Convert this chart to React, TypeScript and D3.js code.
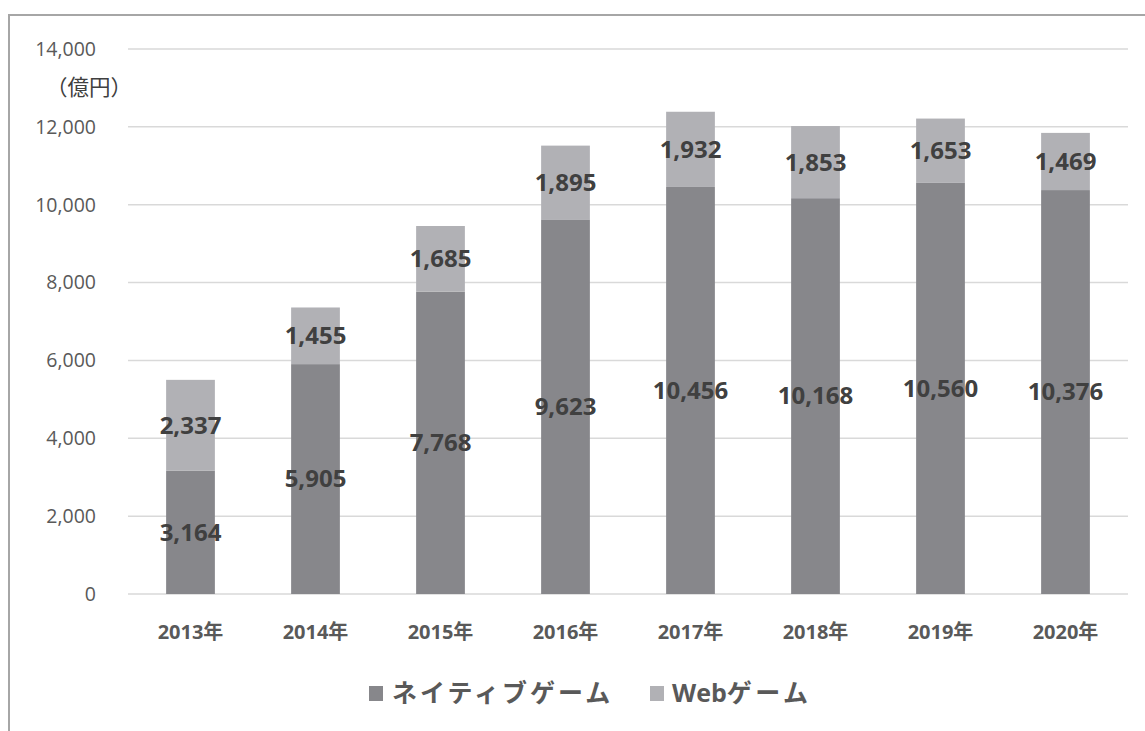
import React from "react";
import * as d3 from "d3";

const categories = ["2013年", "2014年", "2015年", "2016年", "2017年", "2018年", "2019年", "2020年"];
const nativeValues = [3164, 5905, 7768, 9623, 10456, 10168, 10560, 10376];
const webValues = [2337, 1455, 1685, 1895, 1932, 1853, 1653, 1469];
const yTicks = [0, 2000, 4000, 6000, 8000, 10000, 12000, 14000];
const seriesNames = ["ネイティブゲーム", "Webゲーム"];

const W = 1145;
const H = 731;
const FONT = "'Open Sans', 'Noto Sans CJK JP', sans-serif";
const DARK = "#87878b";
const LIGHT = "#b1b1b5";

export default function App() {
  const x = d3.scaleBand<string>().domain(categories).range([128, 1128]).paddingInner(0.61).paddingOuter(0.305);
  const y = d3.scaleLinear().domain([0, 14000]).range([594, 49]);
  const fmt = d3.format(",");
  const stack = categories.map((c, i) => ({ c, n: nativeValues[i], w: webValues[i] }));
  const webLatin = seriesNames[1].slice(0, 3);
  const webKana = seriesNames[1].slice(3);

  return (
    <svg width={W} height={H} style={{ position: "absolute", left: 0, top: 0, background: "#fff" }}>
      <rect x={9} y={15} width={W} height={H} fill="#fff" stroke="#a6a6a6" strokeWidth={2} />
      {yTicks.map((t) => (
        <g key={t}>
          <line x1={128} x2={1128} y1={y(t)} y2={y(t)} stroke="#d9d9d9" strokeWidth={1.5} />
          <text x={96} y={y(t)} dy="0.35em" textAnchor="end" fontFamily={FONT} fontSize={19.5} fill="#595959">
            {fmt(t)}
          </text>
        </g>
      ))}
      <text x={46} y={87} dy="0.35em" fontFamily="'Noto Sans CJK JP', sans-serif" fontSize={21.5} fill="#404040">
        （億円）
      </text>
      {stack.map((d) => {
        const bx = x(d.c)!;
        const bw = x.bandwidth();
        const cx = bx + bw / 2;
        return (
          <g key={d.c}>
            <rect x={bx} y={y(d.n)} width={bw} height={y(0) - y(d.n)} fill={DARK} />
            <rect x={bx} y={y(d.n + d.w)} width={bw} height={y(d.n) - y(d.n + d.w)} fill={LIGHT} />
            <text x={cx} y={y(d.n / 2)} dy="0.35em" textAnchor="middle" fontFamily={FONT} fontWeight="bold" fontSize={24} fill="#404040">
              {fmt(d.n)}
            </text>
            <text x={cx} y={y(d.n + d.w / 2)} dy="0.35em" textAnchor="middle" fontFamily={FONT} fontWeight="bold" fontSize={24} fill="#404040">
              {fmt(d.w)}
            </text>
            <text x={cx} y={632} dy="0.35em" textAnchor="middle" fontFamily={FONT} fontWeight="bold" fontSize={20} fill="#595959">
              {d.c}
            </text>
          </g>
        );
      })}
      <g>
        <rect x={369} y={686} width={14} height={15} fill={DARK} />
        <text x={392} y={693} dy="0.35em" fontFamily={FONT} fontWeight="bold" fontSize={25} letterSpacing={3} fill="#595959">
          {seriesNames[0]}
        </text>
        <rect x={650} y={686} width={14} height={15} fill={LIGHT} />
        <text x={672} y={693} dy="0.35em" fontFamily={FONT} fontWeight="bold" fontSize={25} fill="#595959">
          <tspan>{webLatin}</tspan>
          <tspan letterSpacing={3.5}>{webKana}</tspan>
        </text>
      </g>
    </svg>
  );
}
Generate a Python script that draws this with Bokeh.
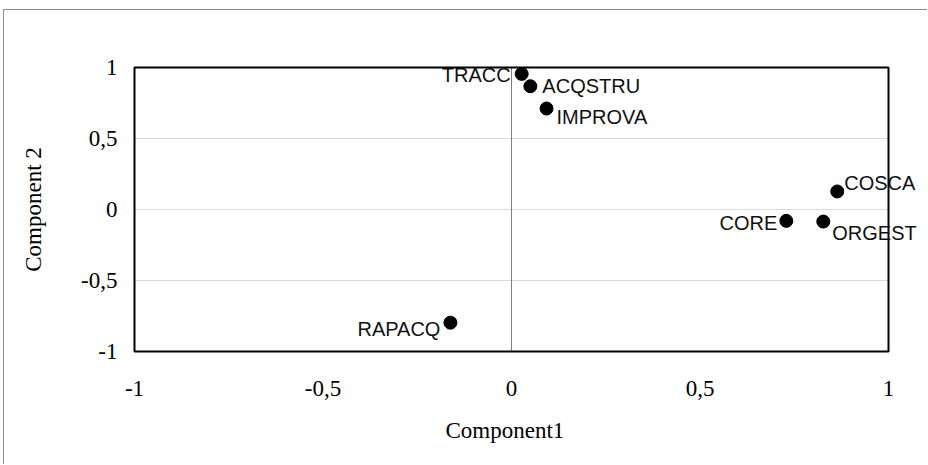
┄┄┄┄┄┄
▶ What you should do
Take the records from their first line through the line containing "const webKana = seriesNames[1].slice(3);" and please return exactly those lines, both ends included, minus the pictures.

▶ Answer
Convert this chart to React, TypeScript and D3.js code.
import React from "react";
import * as d3 from "d3";

const categories = ["2013年", "2014年", "2015年", "2016年", "2017年", "2018年", "2019年", "2020年"];
const nativeValues = [3164, 5905, 7768, 9623, 10456, 10168, 10560, 10376];
const webValues = [2337, 1455, 1685, 1895, 1932, 1853, 1653, 1469];
const yTicks = [0, 2000, 4000, 6000, 8000, 10000, 12000, 14000];
const seriesNames = ["ネイティブゲーム", "Webゲーム"];

const W = 1145;
const H = 731;
const FONT = "'Open Sans', 'Noto Sans CJK JP', sans-serif";
const DARK = "#87878b";
const LIGHT = "#b1b1b5";

export default function App() {
  const x = d3.scaleBand<string>().domain(categories).range([128, 1128]).paddingInner(0.61).paddingOuter(0.305);
  const y = d3.scaleLinear().domain([0, 14000]).range([594, 49]);
  const fmt = d3.format(",");
  const stack = categories.map((c, i) => ({ c, n: nativeValues[i], w: webValues[i] }));
  const webLatin = seriesNames[1].slice(0, 3);
  const webKana = seriesNames[1].slice(3);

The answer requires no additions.